Watchdog: Syria’s Assad Still Has Chemical Weapons

al-Assad
JOSEPH EID/AFP/Getty Images

Syrian dictator Bashar al-Assad still has the capability to launch chemical weapon attacks, according to a summary of a confidential watchdog report provided to the United Nations.

Inspectors with the UN-backed Organization for the Prohibition of Chemical Weapons (OPCW) working in Syria discovered the presence of previously undeclared chemical weapon agents, notes Foreign Policy (FP).

In a two-page summary of the classified report given to the UN, Ahmet Uzumcu, the director-general of OPCW wrote that most of the 122 samples that it collected at multiple sites in Syria “indicate potentially undeclared chemical weapons-related activities.”

Chemical samples were detected after Assad agreed in 2013 to turn over all of his stockpiles for destruction.

The OPCW also determined in the summary that Assad used chlorine in at least two separate instances — once in April 2014 and again in March 2015 — in violation of United Nations Security Council Resolution 2235, which calls for international action in the case of continued chemical weapons use by the Syrian dictator.

“The Secretariat considers that many of the explanations provided by the Syrian Arab Republic are not scientifically or technically plausible,” noted the OPCW director, Bloomberg reports. “At present, Syria has not yet adequately explained the presence of indicators of four chemical warfare agents.”

FP points out that Kenneth Ward, the U.S. representative to the OPCW, added that the Assad regime has launched “a calculated campaign of intransigence and obfuscation, of deception, and of defiance” and noted that the samples were “indicative of production, weaponization, and storage of [chemical warfare] agents by the Syrian military that has never been acknowledged by the Syrian government.”

The Syrian regime has “failed to provide sufficient access to senior leaders in its chemical weapons program or to adequately account for 2,000 aerial bombs that Syria acknowledges were designed to deliver mustard gas,” also found the OPCW.

U.S. and European officials have expressed concern about the use of chemical weapons by the Assad government, which is known to attack Syrian rebels backed by the United States. Assad is backed by Russia and Iran.

The UN-backed OPCW has accused the Syrian government of using chemical weapons multiple times now. Assad reportedly used chemical agents against the Islamic State (ISIS/ISIL) and Syrian rebels.
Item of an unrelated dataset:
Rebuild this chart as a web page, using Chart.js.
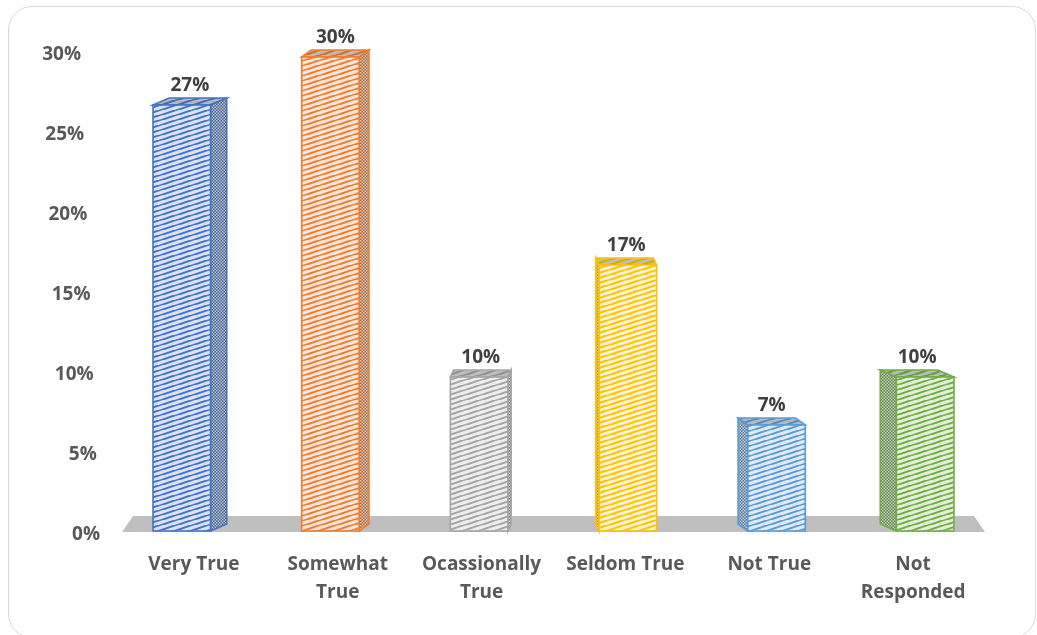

In late October 2015, the OPCW issued a confidential report that highlighted the first official confirmation of the use of sulfur mustard, or mustard gas, in Syria since Assad agreed to destroy his chemical weapon stockpiles.

“The sad reality is that chemical weapons use is becoming routine in the Syrian civil war,” declared the OPCW in November.

ISIS has also been accused of using chemical weapons against its enemies in Iraq and Syria.